Supplied data:
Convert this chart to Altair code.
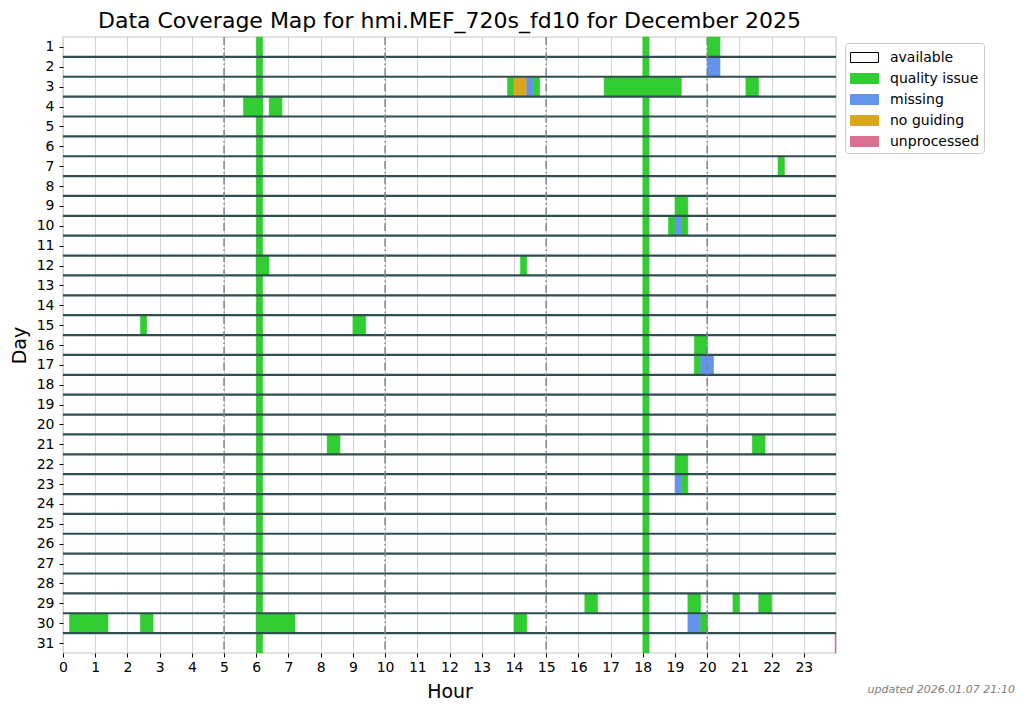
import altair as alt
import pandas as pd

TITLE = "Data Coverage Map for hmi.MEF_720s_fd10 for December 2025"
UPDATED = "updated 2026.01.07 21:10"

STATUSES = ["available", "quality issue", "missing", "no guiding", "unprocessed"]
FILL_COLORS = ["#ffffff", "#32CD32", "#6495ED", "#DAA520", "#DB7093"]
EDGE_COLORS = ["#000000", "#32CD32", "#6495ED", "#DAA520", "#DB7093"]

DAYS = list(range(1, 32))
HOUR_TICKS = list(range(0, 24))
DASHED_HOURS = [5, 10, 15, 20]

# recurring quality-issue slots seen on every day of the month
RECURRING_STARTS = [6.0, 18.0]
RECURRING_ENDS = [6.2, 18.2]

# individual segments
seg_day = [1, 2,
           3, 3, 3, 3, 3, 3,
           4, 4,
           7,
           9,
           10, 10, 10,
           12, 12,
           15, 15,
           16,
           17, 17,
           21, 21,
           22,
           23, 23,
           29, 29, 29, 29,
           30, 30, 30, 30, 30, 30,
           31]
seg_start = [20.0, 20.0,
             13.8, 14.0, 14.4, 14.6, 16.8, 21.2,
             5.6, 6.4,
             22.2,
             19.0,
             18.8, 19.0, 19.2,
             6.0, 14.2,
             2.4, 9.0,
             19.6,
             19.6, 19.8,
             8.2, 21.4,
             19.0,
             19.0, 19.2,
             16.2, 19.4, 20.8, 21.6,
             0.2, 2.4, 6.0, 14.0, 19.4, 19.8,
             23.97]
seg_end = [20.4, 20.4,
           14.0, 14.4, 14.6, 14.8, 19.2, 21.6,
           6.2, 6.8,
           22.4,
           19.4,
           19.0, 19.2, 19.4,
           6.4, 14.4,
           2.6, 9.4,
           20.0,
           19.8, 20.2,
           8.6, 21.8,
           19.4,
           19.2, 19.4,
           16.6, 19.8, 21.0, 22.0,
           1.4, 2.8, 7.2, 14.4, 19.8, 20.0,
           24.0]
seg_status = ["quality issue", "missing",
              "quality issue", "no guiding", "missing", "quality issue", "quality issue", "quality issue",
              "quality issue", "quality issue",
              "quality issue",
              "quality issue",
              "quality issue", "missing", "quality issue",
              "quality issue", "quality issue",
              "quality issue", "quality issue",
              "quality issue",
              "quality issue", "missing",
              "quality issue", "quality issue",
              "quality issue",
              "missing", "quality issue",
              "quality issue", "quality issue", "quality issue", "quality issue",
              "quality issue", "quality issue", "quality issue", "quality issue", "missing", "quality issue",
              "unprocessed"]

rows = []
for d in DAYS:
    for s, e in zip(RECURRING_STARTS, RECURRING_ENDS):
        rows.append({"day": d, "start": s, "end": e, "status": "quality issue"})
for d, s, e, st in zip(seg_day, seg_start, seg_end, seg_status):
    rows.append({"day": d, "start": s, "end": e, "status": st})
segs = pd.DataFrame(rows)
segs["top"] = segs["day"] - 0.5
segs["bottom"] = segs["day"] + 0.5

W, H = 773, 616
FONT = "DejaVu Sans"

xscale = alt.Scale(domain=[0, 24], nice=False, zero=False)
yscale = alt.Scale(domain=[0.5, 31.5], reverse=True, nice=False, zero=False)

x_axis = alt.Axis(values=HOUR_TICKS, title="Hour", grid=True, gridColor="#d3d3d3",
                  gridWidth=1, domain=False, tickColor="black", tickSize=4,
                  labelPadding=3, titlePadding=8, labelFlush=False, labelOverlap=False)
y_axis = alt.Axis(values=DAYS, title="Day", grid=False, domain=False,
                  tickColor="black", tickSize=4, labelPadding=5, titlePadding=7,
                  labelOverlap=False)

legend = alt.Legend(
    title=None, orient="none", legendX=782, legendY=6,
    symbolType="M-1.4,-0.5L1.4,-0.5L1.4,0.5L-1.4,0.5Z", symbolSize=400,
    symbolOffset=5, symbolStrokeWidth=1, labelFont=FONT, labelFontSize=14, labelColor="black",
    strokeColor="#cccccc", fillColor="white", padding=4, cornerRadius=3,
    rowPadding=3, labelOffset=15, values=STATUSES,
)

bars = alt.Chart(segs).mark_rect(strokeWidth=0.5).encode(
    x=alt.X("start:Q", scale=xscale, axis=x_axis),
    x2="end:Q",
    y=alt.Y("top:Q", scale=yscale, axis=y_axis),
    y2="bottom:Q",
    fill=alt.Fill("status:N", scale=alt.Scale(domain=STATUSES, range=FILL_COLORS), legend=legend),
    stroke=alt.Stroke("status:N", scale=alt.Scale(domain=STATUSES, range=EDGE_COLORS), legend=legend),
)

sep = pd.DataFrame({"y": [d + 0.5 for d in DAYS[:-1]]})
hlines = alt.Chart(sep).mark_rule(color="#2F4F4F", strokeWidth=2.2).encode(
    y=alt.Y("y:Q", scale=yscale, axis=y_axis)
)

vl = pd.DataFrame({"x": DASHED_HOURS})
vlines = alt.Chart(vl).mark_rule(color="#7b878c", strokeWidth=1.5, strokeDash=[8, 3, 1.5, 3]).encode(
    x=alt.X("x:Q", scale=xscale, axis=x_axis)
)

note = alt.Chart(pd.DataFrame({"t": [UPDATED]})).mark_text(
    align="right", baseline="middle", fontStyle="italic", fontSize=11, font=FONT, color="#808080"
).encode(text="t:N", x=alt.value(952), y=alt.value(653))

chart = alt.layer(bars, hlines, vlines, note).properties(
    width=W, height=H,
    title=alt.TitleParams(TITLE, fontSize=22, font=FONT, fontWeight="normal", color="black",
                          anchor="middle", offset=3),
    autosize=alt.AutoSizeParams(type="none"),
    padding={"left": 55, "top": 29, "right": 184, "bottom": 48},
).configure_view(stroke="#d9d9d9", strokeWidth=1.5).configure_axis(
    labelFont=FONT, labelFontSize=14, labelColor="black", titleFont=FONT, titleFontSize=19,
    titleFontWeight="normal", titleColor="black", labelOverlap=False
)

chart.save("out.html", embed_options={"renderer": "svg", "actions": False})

Exercise task: Please reproduce the listing exactly from its opening line through the line that contains "DASHED_HOURS = [5, 10, 15, 20]", both included, with all pictures omitted.

Worked answer:
Convert this chart to Altair code.
import altair as alt
import pandas as pd

TITLE = "Data Coverage Map for hmi.MEF_720s_fd10 for December 2025"
UPDATED = "updated 2026.01.07 21:10"

STATUSES = ["available", "quality issue", "missing", "no guiding", "unprocessed"]
FILL_COLORS = ["#ffffff", "#32CD32", "#6495ED", "#DAA520", "#DB7093"]
EDGE_COLORS = ["#000000", "#32CD32", "#6495ED", "#DAA520", "#DB7093"]

DAYS = list(range(1, 32))
HOUR_TICKS = list(range(0, 24))
DASHED_HOURS = [5, 10, 15, 20]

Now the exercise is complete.